Igual le pasará a muchos de sus compañeros. Habituados a ser soportes de su repentismo, a seguirle las mil ocurrencias que improvisaba a velocidad pasmosa, para ellos la televisión (o el teatro, o el cine) ya no será la misma cosa. Seguirán trabajando, desde luego, pero les faltará algo. Ocurre que Olmedo era algo más que un cómico. Era un planeta completo. Con estrellas que giraban a su alrededor. Cuesta imaginar a Beatriz Salomón haciendo de partenaire de otro cómico. Como resulta difícil creer que Javier Portales –un actor de depurado oficio- pueda dialogar con tanto regocijo con otro que no sea Alberto Olmedo. A todos ellos la muerte los ha despojado de una de las mejores cosas que poseían: la felicidad de un triunfo compartido en las más empinadas alturas.
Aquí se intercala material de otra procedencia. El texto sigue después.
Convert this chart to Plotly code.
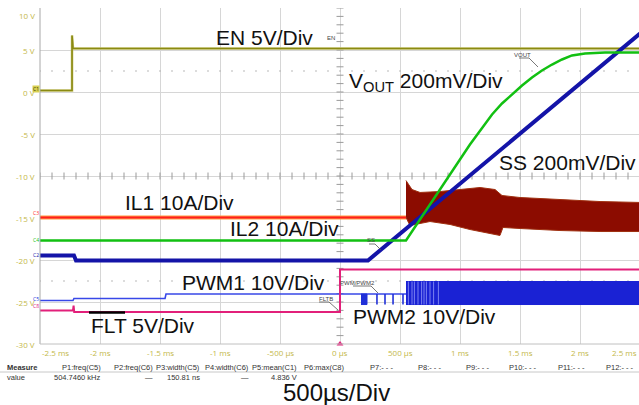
import plotly.graph_objects as go

# ---------------- data (time in ms, value in screen volts) ----------------
en_t = [-2.5, -2.233, -2.233, -2.225, 2.5]
en_v = [0.18, 0.18, 6.73, 5.18, 5.18]

vout_t = [-2.5, 0.55, 1.083, 1.183, 1.267, 1.35, 1.433, 1.517, 1.6, 1.683, 1.767,
          1.85, 1.933, 2.042, 2.208, 2.5]
vout_v = [-17.68, -17.68, -6.25, -4.23, -2.68, -1.37, -0.30, 0.77, 1.73, 2.56, 3.27,
          3.87, 4.35, 4.58, 4.70, 4.70]

ss_t = [-2.5, -2.217, -2.2, 0.233, 2.5]
ss_v = [-19.46, -19.46, -20.06, -20.06, 6.96]

il1_t = [-2.5, 0.55]
il1_v = [-14.94, -14.94]

il2_hi_t = [0.55, 0.6, 0.667, 0.833, 1.0, 1.167, 1.292, 1.35, 1.5, 1.833, 2.167, 2.5]
il2_hi_v = [-10.54, -11.61, -11.96, -11.85, -11.61, -11.37, -11.61, -12.32, -12.56, -12.80, -13.04, -13.15]
il2_lo_t = [0.55, 0.583, 0.75, 0.917, 1.083, 1.25, 1.333, 1.358, 1.5, 1.833, 2.167, 2.5]
il2_lo_v = [-14.94, -15.89, -15.42, -15.77, -16.37, -16.85, -17.08, -16.13, -16.25, -16.49, -16.61, -16.61]

pwm1_t = [-2.5, -2.225, -2.217, -1.458, -1.45, 0.55]
pwm1_v = [-24.82, -24.82, -24.58, -24.58, -24.05, -24.05]

pwm_burst_t = [0.175, 0.225]
pwm_pulse_t = [0.308, 0.375, 0.442, 0.525]
pwm_high = -24.05
pwm_low = -25.30
pwm_band_t = [0.55, 2.5]
pwm_band_hi = -22.56
pwm_band_lo = -25.30
pwm_stripe_t = [0.57, 0.6, 0.62, 0.65, 0.68, 0.7, 0.72, 0.75, 0.78, 0.82]

flt_t = [-2.5, -2.225, -2.22, -2.215, 0.0, 0.0, 2.5]
flt_v = [-26.01, -26.01, -25.42, -26.19, -26.19, -21.13, -21.13]

x_tick_vals = [-2.5, -2.0, -1.5, -1.0, -0.5, 0.0, 0.5, 1.0, 1.5, 2.0, 2.5]
x_tick_text = ["-2.5 ms", "-2 ms", "-1.5 ms", "-1 ms", "-500 µs", "0 µs",
               "500 µs", "1 ms", "1.5 ms", "2 ms", "2.5 ms"]
y_tick_vals = [10, 5, 0, -5, -10, -15, -20, -25, -30]
y_tick_text = ["10 V", "5 V", "0 V", "-5 V", "-10 V", "-15 V", "-20 V", "-25 V", "-30 V"]

measure_heads = ["P1:freq(C5)", "P2:freq(C6)", "P3:width(C5)", "P4:width(C6)",
                 "P5:mean(C1)", "P6:max(C8)", "P7:- - -", "P8:- - -", "P9:- - -",
                 "P10:- - -", "P11:- - -", "P12:- - -"]
measure_vals = ["504.7460 kHz", "—", "150.81 ns", "—", "4.836 V", "", "", "", "", "", "", ""]

# ---------------- layout geometry ----------------
W, H = 639, 405
L, T, B = 40, 8, 344          # plot area in pixels
PW, PH = W - L, B - T


def px(x):
    return (x - L) / PW


def py(y):
    return (B - y) / PH


EN_C = "#8a8a12"
VOUT_C = "#12c012"
SS_C = "#1414a8"
IL1_C = "#ff1e1e"
IL2_C = "#8c0c00"
PWM_C = "#2030d8"
FLT_C = "#e2207a"
TICK_C = "#c4b84a"

fig = go.Figure()

# dotted half-division rows
dot_x = [round(-2.5 + 0.1 * i, 2) for i in range(51)]
for yv in (2.5, -22.5):
    fig.add_trace(go.Scatter(x=dot_x, y=[yv] * len(dot_x), mode="markers",
                             marker=dict(size=1.6, color="#b0b0b0"), hoverinfo="skip"))
# center-line ticks
fig.add_trace(go.Scatter(x=dot_x, y=[-10] * len(dot_x), mode="markers",
                         marker=dict(symbol="line-ns", size=5, line=dict(width=1, color="#9a9a9a")),
                         hoverinfo="skip"))
tick_y = list(range(-30, 11))
fig.add_trace(go.Scatter(x=[0] * len(tick_y), y=tick_y, mode="markers",
                         marker=dict(symbol="line-ew", size=5, line=dict(width=1, color="#9a9a9a")),
                         hoverinfo="skip"))

# EN
fig.add_trace(go.Scatter(x=en_t, y=en_v, mode="lines", line=dict(color="#cfcb80", width=2.6)))
fig.add_trace(go.Scatter(x=en_t, y=en_v, mode="lines", line=dict(color=EN_C, width=1.6)))

# IL2 band
fig.add_trace(go.Scatter(x=il2_hi_t + il2_lo_t[::-1], y=il2_hi_v + il2_lo_v[::-1],
                         mode="lines", fill="toself", fillcolor=IL2_C,
                         line=dict(color="#a03010", width=1)))

# IL1
fig.add_trace(go.Scatter(x=il1_t, y=il1_v, mode="lines", line=dict(color="#ff9a40", width=4)))
fig.add_trace(go.Scatter(x=il1_t, y=il1_v, mode="lines", line=dict(color=IL1_C, width=2)))

# PWM1 / PWM2
fig.add_trace(go.Scatter(x=pwm1_t, y=pwm1_v, mode="lines", line=dict(color="#3848e8", width=1.6)))
fig.add_trace(go.Scatter(x=[pwm_burst_t[0], pwm_burst_t[1], pwm_burst_t[1], pwm_burst_t[0]],
                         y=[pwm_high, pwm_high, pwm_low, pwm_low], mode="lines", fill="toself",
                         fillcolor=PWM_C, line=dict(color=PWM_C, width=1)))
px_list, py_list = [], []
for tp in pwm_pulse_t:
    px_list += [tp, tp, None]
    py_list += [pwm_high, pwm_low, None]
fig.add_trace(go.Scatter(x=px_list, y=py_list, mode="lines", line=dict(color=PWM_C, width=1.6)))
fig.add_trace(go.Scatter(x=[pwm_band_t[0], pwm_band_t[1], pwm_band_t[1], pwm_band_t[0]],
                         y=[pwm_band_hi, pwm_band_hi, pwm_band_lo, pwm_band_lo], mode="lines",
                         fill="toself", fillcolor="#1a22d4", line=dict(color="#1a22d4", width=1)))
sx, sy = [], []
for tp in pwm_stripe_t:
    sx += [tp, tp, None]
    sy += [pwm_band_hi, pwm_band_lo, None]
fig.add_trace(go.Scatter(x=sx, y=sy, mode="lines", line=dict(color="#7a80f0", width=1)))

# FLT
fig.add_trace(go.Scatter(x=flt_t, y=flt_v, mode="lines", line=dict(color=FLT_C, width=2)))

# SS
fig.add_trace(go.Scatter(x=ss_t, y=ss_v, mode="lines", line=dict(color=SS_C, width=4)))

# VOUT
fig.add_trace(go.Scatter(x=vout_t, y=vout_v, mode="lines", line=dict(color=VOUT_C, width=2.5)))

# zero-time marker
fig.add_trace(go.Scatter(x=[0], y=[-30], mode="markers", cliponaxis=False,
                         marker=dict(symbol="triangle-up", size=6, color=FLT_C)))

annotations = []
shapes = []

# y tick labels
for v, tx in zip(y_tick_vals, y_tick_text):
    annotations.append(dict(x=px(37), y=v, xref="paper", yref="y", text=tx, showarrow=False,
                            xanchor="right", yanchor="top" if v == 10 else "middle",
                            font=dict(size=8, color=TICK_C)))
# x tick labels
for v, tx in zip(x_tick_vals, x_tick_text):
    xa = "left" if v == -2.5 else ("right" if v == 2.5 else "center")
    xv = v if v != 2.5 else 2.49
    annotations.append(dict(x=xv, y=py(352), xref="x", yref="paper", text=tx, showarrow=False,
                            xanchor=xa, yanchor="middle", font=dict(size=8, color=TICK_C)))

# big channel labels
BIG = dict(size=21, color="#111111", family="Liberation Sans, Arial, sans-serif")
big_labels = [
    ("EN 5V/Div", 214, 37),
    ("V<sub>OUT</sub> 200mV/Div", 347, 82),
    ("SS 200mV/Div", 497, 162),
    ("IL1 10A/Div", 123, 203),
    ("IL2 10A/Div", 228, 228),
    ("PWM1 10V/Div", 180, 282),
    ("PWM2 10V/Div", 351, 316),
    ("FLT 5V/Div", 89, 325),
]
for tx, x0, y0 in big_labels:
    annotations.append(dict(x=px(x0), y=py(y0), xref="paper", yref="paper", text=tx,
                            showarrow=False, xanchor="left", yanchor="middle", font=BIG))
annotations.append(dict(x=px(336), y=py(392), xref="paper", yref="paper", text="500µs/Div",
                        showarrow=False, xanchor="center", yanchor="middle",
                        font=dict(size=24, color="#111111",
                                  family="Liberation Sans, Arial, sans-serif")))

# small leader labels
SMALL = dict(size=6, color="#444444", family="Liberation Sans, Arial, sans-serif")
small = [("EN", 331, 38, None), ("VOUT", 522, 55, (529, 58, 538, 67)),
         ("SS", 371, 240, (375, 244, 381, 250)),
         ("PWM/PWM2", 357, 283, (371, 286, 378, 293)),
         ("FLTB", 326, 299, (329, 302, 338, 310))]
for tx, x0, y0, ld in small:
    annotations.append(dict(x=px(x0), y=py(y0), xref="paper", yref="paper", text=tx,
                            showarrow=False, xanchor="center", yanchor="middle", font=SMALL))
    if ld:
        shapes.append(dict(type="line", xref="paper", yref="paper",
                           x0=px(ld[0] - 2 * len(tx) - 2), y0=py(ld[1]), x1=px(ld[0]), y1=py(ld[1]),
                           line=dict(color="#555555", width=0.8)))
        shapes.append(dict(type="line", xref="paper", yref="paper",
                           x0=px(ld[0]), y0=py(ld[1]), x1=px(ld[2]), y1=py(ld[3]),
                           line=dict(color="#555555", width=0.8)))

# channel markers on left edge
markers = [("C1", 89, EN_C, "#d8d050"), ("C3", 213, IL1_C, None), ("C4", 240, VOUT_C, None),
           ("C2", 255, SS_C, None), ("C5", 299, PWM_C, None), ("C8", 306, FLT_C, None)]
for tx, y0, col, bg in markers:
    annotations.append(dict(x=px(36), y=py(y0), xref="paper", yref="paper", text=tx,
                            showarrow=False, xanchor="center", yanchor="middle",
                            font=dict(size=5, color=col if bg is None else "#333300"),
                            bgcolor=bg, borderpad=0))

# black bar under FLT label
shapes.append(dict(type="line", xref="paper", yref="paper", x0=px(89), x1=px(125),
                   y0=py(312.5), y1=py(312.5), line=dict(color="#000000", width=2.5)))

# measurement table
TBL = dict(size=7.5, color="#333333", family="Liberation Sans, Arial, sans-serif")
annotations.append(dict(x=px(5), y=py(367), xref="paper", yref="paper", text="<b>Measure</b>",
                        showarrow=False, xanchor="left", yanchor="middle", font=TBL))
annotations.append(dict(x=px(5), y=py(377), xref="paper", yref="paper", text="value",
                        showarrow=False, xanchor="left", yanchor="middle", font=TBL))
col_right = [103, 155, 202, 251, 299, 347, 395, 443, 491, 539, 587, 636]
for hd, vl, xr in zip(measure_heads, measure_vals, col_right):
    annotations.append(dict(x=px(xr), y=py(367), xref="paper", yref="paper", text=hd,
                            showarrow=False, xanchor="right", yanchor="middle", font=TBL))
    if vl:
        annotations.append(dict(x=px(xr), y=py(377), xref="paper", yref="paper", text=vl,
                                showarrow=False, xanchor="right", yanchor="middle", font=TBL))
shapes.append(dict(type="line", xref="paper", yref="paper", x0=px(0), x1=px(639),
                   y0=py(372), y1=py(372), line=dict(color="#c8c8c8", width=1)))

# frame lines
shapes.append(dict(type="line", xref="paper", yref="paper", x0=0, x1=0, y0=0, y1=1,
                   line=dict(color="#a8a8a8", width=1)))
shapes.append(dict(type="line", xref="paper", yref="paper", x0=0, x1=1, y0=0, y1=0,
                   line=dict(color="#c0c0c0", width=1)))

fig.update_layout(
    width=W, height=H, showlegend=False,
    margin=dict(l=L, r=0, t=T, b=H - B, pad=0),
    paper_bgcolor="white", plot_bgcolor="white",
    xaxis=dict(range=[-2.5, -2.5 + PW / 120.0],
               dtick=0.5, tick0=-2.5, showgrid=True, gridcolor="#d6d6d6", gridwidth=1,
               zeroline=False, showticklabels=False, ticks="", showline=False),
    yaxis=dict(range=[-30, 10], dtick=5, tick0=-30, showgrid=True, gridcolor="#d6d6d6",
               gridwidth=1, zeroline=False, showticklabels=False, ticks="", showline=False),
    annotations=annotations, shapes=shapes,
)

fig.write_html("out.html", config={"displayModeBar": False},
               post_script="document.body.style.margin='0px';document.body.style.overflow='hidden';")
La lógica y los sermones de consuelo tampoco sirven para tonificar el diezmado ánimo de la familia Olmedo. El cómico fue una especie de patriarca presuroso. Sus hijos – Fernando, Marcelo, Mariano, Javier y Sabrina- , las madres de sus hijos (Judith Jaroslavsky y Tita Russ) se han convertido en una desértica pradera. Al menos mientras el dolor los siga acechando desde el seno de las sombras. Así lo han explicado. Es que el pasado los empuja a todos. Ellos conocen al detalle hasta los mínimos secretos de todo lo que han probado. Pero no saben lo que vendrá.

Igual que sus amigos, que quizás se resignen a aceptar aquello que afirmaba Walt Whitman, “que el cuerpo no vale más que el alma”. Curiosamente, ya se sabe tal vez porque era un espíritu risueño.

Olmedo había dado el nombre de sus más íntimos amigos a varios de sus personajes. De pronto, un acto del destino los ha expulsado para siempre de la ficción. Nadie, desde ahora, pronunciará sus nombres en la rutilante pantalla del living. Su destino es un cruel ostracismo, para nada querido. Así verán sus vidas enteramente trastornadas por la muerte. Una muerte ajena, pero que se parece mucho a la propia. De esta forma, resulta paradójico el destino de Alberto Olmedo.

Mientras vivió, miles de personas estuvieron pendientes de sus gestos, del movimiento nervioso de sus manos, de sus ojos movedizos, de su sonrisa obscenamente contagiosa –y lo aplaudieron, y con sus hurras lo convirtieron en ídolo. Ahora, millones y millones estarán atentos a su silencio. Probablemente no quieran entender que el alma finalmente no es superior al cuerpo. Que la vida es un simple esbozo de la muerte.


“Alberto, Nancy y la tragedia”, en La Revista, número 153, Buenos Aires, 21 de marzo de 1988.